=== What you need to do ===
Quote verbatim everything from the line containing "What matplotlib code" down to the line containing "21.58, 21.56, 21.57]", with both of those lines included and no others.

=== Excerpted records ===
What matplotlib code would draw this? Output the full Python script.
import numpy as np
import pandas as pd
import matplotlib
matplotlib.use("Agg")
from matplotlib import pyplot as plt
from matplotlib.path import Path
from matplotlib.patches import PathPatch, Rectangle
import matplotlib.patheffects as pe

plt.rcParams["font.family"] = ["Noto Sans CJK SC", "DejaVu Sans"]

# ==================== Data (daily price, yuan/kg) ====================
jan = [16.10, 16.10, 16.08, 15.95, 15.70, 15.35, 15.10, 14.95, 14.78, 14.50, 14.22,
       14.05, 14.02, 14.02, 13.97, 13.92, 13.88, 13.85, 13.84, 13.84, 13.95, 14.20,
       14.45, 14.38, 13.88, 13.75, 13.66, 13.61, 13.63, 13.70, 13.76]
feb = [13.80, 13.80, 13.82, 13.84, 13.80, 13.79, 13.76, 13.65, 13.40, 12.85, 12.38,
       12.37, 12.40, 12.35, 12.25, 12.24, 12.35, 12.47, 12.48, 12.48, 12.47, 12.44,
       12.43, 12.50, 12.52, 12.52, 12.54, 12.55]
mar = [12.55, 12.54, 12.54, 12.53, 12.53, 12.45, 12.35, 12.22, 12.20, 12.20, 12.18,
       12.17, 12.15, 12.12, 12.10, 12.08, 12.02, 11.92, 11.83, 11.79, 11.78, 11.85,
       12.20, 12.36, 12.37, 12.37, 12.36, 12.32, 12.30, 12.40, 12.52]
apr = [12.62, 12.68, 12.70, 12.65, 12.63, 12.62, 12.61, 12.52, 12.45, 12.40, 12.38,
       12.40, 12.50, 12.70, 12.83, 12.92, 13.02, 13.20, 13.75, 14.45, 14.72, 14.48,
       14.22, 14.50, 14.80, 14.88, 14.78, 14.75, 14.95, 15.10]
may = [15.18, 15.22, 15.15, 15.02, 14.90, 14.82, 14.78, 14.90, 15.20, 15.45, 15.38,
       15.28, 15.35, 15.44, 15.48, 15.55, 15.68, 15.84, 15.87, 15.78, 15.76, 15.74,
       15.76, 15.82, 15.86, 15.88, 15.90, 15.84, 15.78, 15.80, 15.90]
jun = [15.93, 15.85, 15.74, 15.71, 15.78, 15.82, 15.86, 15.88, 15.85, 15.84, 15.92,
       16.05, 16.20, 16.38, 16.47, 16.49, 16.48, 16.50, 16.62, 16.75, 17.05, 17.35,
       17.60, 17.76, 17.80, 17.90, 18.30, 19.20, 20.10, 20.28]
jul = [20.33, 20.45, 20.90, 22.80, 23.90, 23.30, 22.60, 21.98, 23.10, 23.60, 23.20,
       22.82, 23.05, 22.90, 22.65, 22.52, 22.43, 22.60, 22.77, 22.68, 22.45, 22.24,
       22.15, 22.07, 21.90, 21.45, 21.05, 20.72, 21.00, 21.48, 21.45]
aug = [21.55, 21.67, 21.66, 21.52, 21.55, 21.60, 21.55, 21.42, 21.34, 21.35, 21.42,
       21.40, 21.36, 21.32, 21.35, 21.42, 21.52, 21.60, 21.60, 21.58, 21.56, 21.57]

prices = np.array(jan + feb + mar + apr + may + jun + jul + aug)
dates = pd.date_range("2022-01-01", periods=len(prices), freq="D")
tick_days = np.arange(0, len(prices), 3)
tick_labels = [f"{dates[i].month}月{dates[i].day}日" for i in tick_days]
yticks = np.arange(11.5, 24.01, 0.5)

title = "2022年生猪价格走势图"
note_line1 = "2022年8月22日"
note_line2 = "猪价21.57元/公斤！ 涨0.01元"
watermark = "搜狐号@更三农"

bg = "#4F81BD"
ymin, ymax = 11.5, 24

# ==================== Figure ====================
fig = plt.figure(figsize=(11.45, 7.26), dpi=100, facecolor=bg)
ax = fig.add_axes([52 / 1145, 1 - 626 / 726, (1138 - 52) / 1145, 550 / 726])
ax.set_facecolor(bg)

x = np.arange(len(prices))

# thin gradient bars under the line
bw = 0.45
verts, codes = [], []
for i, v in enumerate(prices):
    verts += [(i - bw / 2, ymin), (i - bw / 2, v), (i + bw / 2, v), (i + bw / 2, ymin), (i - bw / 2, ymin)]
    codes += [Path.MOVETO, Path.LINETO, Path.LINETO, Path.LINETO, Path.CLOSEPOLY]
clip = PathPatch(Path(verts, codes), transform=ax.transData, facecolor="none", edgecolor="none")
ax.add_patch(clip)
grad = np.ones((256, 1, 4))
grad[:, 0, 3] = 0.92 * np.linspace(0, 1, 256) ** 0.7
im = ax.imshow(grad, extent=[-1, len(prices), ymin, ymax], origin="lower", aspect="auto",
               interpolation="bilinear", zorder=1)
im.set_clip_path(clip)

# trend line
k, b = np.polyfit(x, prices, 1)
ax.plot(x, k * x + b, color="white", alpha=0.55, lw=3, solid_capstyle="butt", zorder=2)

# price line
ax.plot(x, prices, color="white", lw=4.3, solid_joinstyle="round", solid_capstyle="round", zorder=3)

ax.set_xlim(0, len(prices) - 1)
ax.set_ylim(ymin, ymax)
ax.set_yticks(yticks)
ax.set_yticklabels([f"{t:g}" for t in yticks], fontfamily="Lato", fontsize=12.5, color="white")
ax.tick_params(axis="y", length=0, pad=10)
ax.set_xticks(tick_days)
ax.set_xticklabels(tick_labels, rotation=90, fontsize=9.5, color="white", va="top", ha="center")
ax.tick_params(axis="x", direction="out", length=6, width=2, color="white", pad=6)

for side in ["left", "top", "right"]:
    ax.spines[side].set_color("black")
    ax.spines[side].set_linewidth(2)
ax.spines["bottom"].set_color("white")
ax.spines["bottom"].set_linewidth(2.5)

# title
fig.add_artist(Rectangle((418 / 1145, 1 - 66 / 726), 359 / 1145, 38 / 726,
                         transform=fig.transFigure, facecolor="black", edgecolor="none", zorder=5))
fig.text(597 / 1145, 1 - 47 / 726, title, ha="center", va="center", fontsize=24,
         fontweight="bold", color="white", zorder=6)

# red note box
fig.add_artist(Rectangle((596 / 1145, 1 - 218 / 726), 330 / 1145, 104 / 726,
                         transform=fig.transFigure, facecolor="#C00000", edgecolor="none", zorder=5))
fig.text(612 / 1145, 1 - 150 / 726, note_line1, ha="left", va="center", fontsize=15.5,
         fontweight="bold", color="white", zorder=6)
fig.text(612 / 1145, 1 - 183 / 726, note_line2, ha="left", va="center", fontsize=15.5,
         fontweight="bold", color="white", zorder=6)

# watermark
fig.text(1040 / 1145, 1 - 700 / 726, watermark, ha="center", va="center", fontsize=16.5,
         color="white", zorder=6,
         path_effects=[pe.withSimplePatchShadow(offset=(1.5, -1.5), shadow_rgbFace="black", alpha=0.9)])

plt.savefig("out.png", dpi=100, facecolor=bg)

==

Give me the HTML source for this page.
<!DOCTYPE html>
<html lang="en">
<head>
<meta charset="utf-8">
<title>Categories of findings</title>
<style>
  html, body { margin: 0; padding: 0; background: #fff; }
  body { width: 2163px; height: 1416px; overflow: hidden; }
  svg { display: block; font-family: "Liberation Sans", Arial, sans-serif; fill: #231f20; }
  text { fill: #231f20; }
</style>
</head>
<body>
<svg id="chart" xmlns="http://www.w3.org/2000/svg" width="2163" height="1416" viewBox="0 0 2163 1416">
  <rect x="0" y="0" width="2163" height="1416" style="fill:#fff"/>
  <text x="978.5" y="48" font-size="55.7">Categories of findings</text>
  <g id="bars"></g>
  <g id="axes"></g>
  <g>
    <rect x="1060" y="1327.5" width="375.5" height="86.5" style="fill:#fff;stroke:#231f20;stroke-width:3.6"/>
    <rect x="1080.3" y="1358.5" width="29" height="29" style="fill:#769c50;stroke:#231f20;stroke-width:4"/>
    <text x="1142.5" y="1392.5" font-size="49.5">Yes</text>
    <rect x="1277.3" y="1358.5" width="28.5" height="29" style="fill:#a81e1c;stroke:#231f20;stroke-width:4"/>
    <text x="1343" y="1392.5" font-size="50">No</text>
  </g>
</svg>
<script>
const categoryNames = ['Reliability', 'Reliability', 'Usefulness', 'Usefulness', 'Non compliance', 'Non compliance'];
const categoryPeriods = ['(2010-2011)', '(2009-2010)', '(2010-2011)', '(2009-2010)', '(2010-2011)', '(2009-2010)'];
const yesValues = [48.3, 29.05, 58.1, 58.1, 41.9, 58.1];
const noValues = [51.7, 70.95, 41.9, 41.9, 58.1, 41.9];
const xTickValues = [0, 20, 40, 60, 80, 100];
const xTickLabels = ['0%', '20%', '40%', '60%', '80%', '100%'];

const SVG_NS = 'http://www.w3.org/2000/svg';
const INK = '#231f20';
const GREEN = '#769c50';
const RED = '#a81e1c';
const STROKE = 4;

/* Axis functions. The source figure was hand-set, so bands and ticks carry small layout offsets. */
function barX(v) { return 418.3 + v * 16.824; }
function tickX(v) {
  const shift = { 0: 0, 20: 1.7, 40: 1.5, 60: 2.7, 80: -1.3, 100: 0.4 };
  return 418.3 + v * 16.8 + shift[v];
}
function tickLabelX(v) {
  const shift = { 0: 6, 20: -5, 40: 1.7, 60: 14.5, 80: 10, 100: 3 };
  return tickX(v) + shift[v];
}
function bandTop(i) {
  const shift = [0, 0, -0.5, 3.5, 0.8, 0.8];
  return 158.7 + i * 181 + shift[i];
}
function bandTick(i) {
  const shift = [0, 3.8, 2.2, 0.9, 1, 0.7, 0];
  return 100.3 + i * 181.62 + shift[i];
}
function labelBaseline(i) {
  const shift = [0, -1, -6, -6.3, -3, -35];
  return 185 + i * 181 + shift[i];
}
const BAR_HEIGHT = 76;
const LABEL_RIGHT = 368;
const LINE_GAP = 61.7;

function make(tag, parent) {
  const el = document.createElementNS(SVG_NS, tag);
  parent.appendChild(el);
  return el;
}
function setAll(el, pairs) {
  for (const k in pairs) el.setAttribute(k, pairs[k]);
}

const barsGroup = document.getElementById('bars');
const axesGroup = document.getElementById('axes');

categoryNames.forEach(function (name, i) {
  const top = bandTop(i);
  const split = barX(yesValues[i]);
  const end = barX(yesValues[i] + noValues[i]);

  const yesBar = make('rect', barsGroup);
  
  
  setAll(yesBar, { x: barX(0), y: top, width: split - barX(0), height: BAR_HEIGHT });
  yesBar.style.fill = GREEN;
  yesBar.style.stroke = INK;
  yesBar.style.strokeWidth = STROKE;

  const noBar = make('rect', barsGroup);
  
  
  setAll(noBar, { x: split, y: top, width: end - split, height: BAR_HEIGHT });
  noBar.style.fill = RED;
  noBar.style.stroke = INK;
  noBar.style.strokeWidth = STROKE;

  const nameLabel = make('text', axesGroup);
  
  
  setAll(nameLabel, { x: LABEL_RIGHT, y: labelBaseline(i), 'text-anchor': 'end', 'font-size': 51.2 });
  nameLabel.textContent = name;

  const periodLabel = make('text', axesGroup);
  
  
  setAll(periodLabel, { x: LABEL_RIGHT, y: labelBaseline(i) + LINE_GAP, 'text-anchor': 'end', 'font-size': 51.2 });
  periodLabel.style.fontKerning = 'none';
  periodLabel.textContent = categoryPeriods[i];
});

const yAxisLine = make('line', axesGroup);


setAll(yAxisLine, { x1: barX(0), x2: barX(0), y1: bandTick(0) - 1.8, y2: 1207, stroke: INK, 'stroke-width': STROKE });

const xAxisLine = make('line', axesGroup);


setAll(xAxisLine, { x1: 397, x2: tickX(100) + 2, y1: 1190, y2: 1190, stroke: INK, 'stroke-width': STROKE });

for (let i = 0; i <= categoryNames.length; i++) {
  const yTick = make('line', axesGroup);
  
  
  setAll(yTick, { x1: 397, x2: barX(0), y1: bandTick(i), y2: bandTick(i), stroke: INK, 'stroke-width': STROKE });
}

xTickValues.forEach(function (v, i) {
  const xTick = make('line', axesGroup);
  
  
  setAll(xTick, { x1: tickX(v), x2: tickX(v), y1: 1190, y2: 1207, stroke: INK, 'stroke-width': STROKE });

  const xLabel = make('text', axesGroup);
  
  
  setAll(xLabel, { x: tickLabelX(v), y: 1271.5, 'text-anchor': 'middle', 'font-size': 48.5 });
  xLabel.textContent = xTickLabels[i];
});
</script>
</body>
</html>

=== Task result ===
What matplotlib code would draw this? Output the full Python script.
import numpy as np
import pandas as pd
import matplotlib
matplotlib.use("Agg")
from matplotlib import pyplot as plt
from matplotlib.path import Path
from matplotlib.patches import PathPatch, Rectangle
import matplotlib.patheffects as pe

plt.rcParams["font.family"] = ["Noto Sans CJK SC", "DejaVu Sans"]

# ==================== Data (daily price, yuan/kg) ====================
jan = [16.10, 16.10, 16.08, 15.95, 15.70, 15.35, 15.10, 14.95, 14.78, 14.50, 14.22,
       14.05, 14.02, 14.02, 13.97, 13.92, 13.88, 13.85, 13.84, 13.84, 13.95, 14.20,
       14.45, 14.38, 13.88, 13.75, 13.66, 13.61, 13.63, 13.70, 13.76]
feb = [13.80, 13.80, 13.82, 13.84, 13.80, 13.79, 13.76, 13.65, 13.40, 12.85, 12.38,
       12.37, 12.40, 12.35, 12.25, 12.24, 12.35, 12.47, 12.48, 12.48, 12.47, 12.44,
       12.43, 12.50, 12.52, 12.52, 12.54, 12.55]
mar = [12.55, 12.54, 12.54, 12.53, 12.53, 12.45, 12.35, 12.22, 12.20, 12.20, 12.18,
       12.17, 12.15, 12.12, 12.10, 12.08, 12.02, 11.92, 11.83, 11.79, 11.78, 11.85,
       12.20, 12.36, 12.37, 12.37, 12.36, 12.32, 12.30, 12.40, 12.52]
apr = [12.62, 12.68, 12.70, 12.65, 12.63, 12.62, 12.61, 12.52, 12.45, 12.40, 12.38,
       12.40, 12.50, 12.70, 12.83, 12.92, 13.02, 13.20, 13.75, 14.45, 14.72, 14.48,
       14.22, 14.50, 14.80, 14.88, 14.78, 14.75, 14.95, 15.10]
may = [15.18, 15.22, 15.15, 15.02, 14.90, 14.82, 14.78, 14.90, 15.20, 15.45, 15.38,
       15.28, 15.35, 15.44, 15.48, 15.55, 15.68, 15.84, 15.87, 15.78, 15.76, 15.74,
       15.76, 15.82, 15.86, 15.88, 15.90, 15.84, 15.78, 15.80, 15.90]
jun = [15.93, 15.85, 15.74, 15.71, 15.78, 15.82, 15.86, 15.88, 15.85, 15.84, 15.92,
       16.05, 16.20, 16.38, 16.47, 16.49, 16.48, 16.50, 16.62, 16.75, 17.05, 17.35,
       17.60, 17.76, 17.80, 17.90, 18.30, 19.20, 20.10, 20.28]
jul = [20.33, 20.45, 20.90, 22.80, 23.90, 23.30, 22.60, 21.98, 23.10, 23.60, 23.20,
       22.82, 23.05, 22.90, 22.65, 22.52, 22.43, 22.60, 22.77, 22.68, 22.45, 22.24,
       22.15, 22.07, 21.90, 21.45, 21.05, 20.72, 21.00, 21.48, 21.45]
aug = [21.55, 21.67, 21.66, 21.52, 21.55, 21.60, 21.55, 21.42, 21.34, 21.35, 21.42,
       21.40, 21.36, 21.32, 21.35, 21.42, 21.52, 21.60, 21.60, 21.58, 21.56, 21.57]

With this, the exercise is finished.